Ça veut dire que le cpu RHea combine des cœurs RISC-V avec des cœurs Arm?!?
J’ai bon?
Le 15/11/2022 à 17h21
Désolé il manque la fin de mon interrogation :
Où alors c’est l’archi Neoverse V1 de Arm qui utilise des cœurs RISc-V?
Merci 🙏
Le 15/11/2022 à 23h15
Je me pose la même question
Le 16/11/2022 à 13h19
Le Neoverse V1 c’est un coeur ARM, pas de RISC-V
Le 15/11/2022 à 21h07
Avec autant de partenaria, la logique d’indépendance technologique n’est elle pas un peu dilué ? Voir complètement noyauté par les gros du secteurs qui sauront se rendre indispensable avec leur propriété intellectuel ?
Le 15/11/2022 à 21h52
Je m’inquièterai plus de la fonderie par TSMC. Mais bon pas trop le choix pour qui veut un procédé performant.

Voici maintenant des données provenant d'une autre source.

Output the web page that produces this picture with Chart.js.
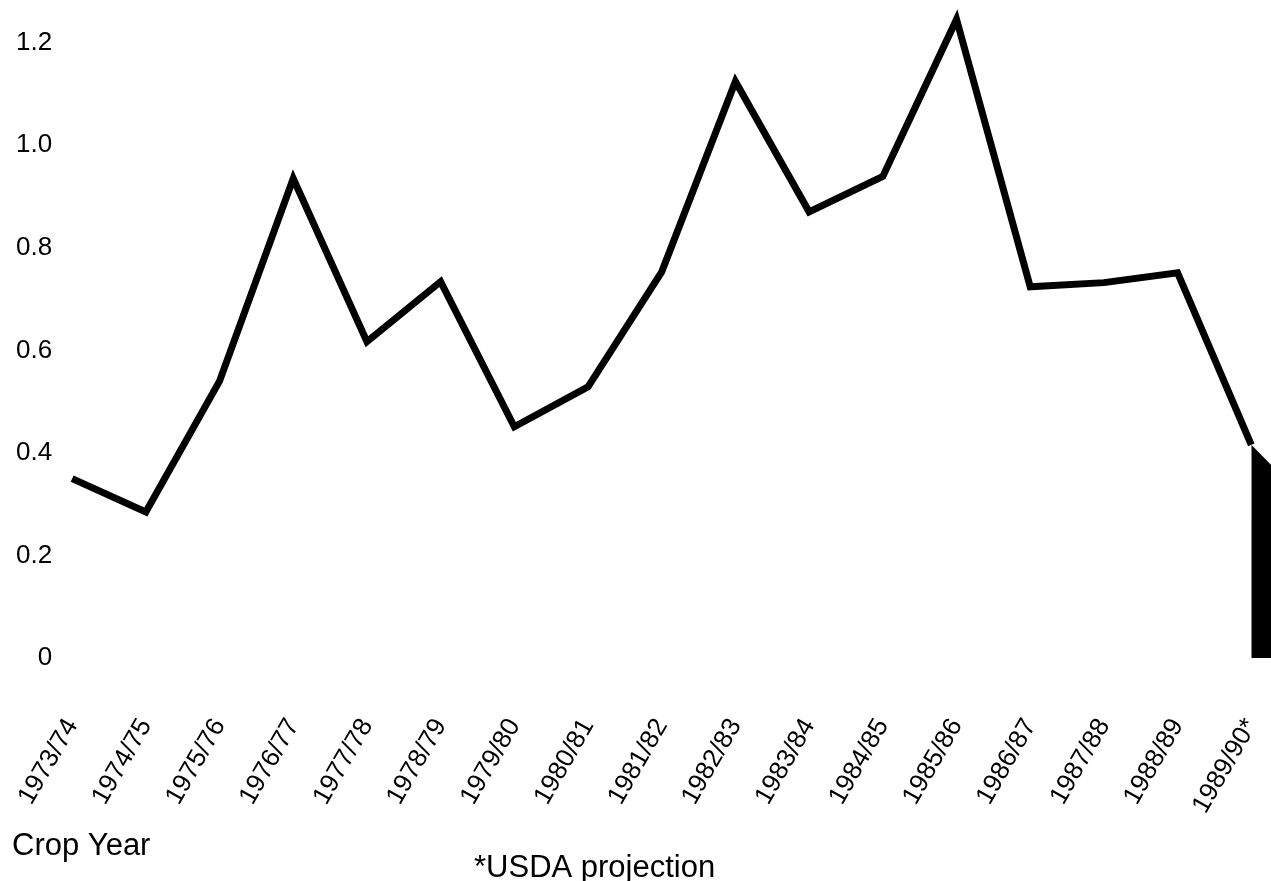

Sinon les gros du secteur ont des écosystèmes déjà bien en place, sans être spécialiste de ces marchés ça m’apparait comme incontournable. Nouer des partenariats est pour le moment plutôt une bonne chose, car partir de 0 et y aller tout seul dans son coin, c’est pas non plus très viable.
Le 16/11/2022 à 13h36
En effet pour aller vite autant se ne par réinventer la roue. L’objectif d’indépendance doit être a (très) long terme … en espérant que l’on ne se perde pas en route
Le 16/11/2022 à 07h13
Oui je me suis fait la même remarque… Au final c’est de l’assemblage d’ARM, sauce intel, NVidia, AMD fondu à Taiwan avec des techno de production US à risque d’embargo…
La souveraineté est assez théorique quand même…
Le 18/11/2022 à 07h11
Pour moi c’est pas très clair:
A aucun moment dans les papiers que j’ai lu, ARM n’utilise de coeur RISC-V (ou alors peut-être sur des fonctions de firmware annexe, au mieux).
https://www.tomshardware.com/news/arm-details-neoverse-v1-and-n2-platforms-new-mesh-design
Par contre, dans RHEA, ils parlent de KVX RISC-V emulator.
=> De ce que j’en comprends, l’implémentation sera composée autour de coeurs ARM Neoverse, mais “agrémenté” de FPGA et/ou d’asic spécialisées qui elles pourront faire tourner du RISC-V.
Et ce y compris au sein d’une même puce.